# Estimating h(theta)

• February 2nd 2014, 03:39 PM
alyosha2
Estimating h(theta)
I'm having a really hard time understanding this.

The MLE of a function of a parameter is the function of the MLE of the parameter.

That is if $t = h(\theta)$ and $\hat{\theta}$ is the MLE of $\theta$, then the MLE of $t$ is $\hat{t} = h(\hat{\theta})$

Ok, so the MLE of a function of a parameter is the same function with the MLE of the parameter fed into it. That's my understanding.

But the next claim is that for any square of a parameter the MLE of the square of the parameter will be the square of the MLE of the parameter.
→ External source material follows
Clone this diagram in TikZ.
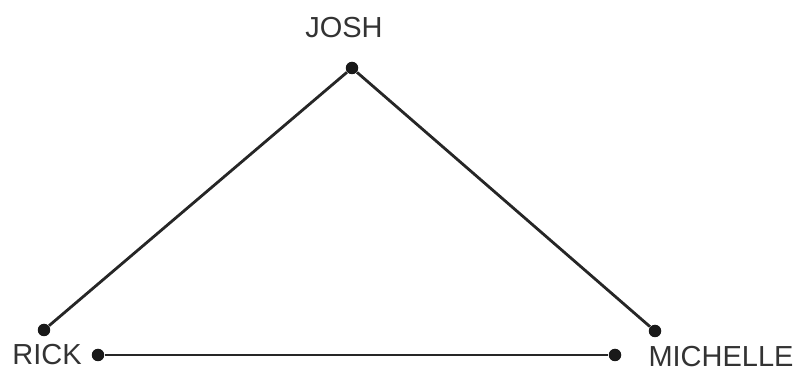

I just can't see how this follows.
• February 2nd 2014, 04:41 PM
romsek
Re: Estimating h(theta)
Quote:

Originally Posted by alyosha2
I'm having a really hard time understanding this.

The MLE of a function of a parameter is the function of the MLE of the parameter.

That is if $t = h(\theta)$ and $\hat{\theta}$ is the MLE of $\theta$, then the MLE of $t$ is $\hat{t} = h(\hat{\theta})$

Ok, so the MLE of a function of a parameter is the same function with the MLE of the parameter fed into it. That's my understanding.

But the next claim is that for any square of a parameter the MLE of the square of the parameter will be the square of the MLE of the parameter. I just can't see how this follows.

let $t=h(\theta)=\theta^2$ then

$\hat{t}=h(\hat{\theta})=\hat{\theta}^2$
• February 3rd 2014, 02:44 AM
alyosha2
Re: Estimating h(theta)
But that's only going to hold if we define $t$ = $\theta^{2}$. That $h({\theta})$ squares it's input. What if the input is squared before hand? How do we know the MLE will be a square of the non squared input? How does it hold in the general case?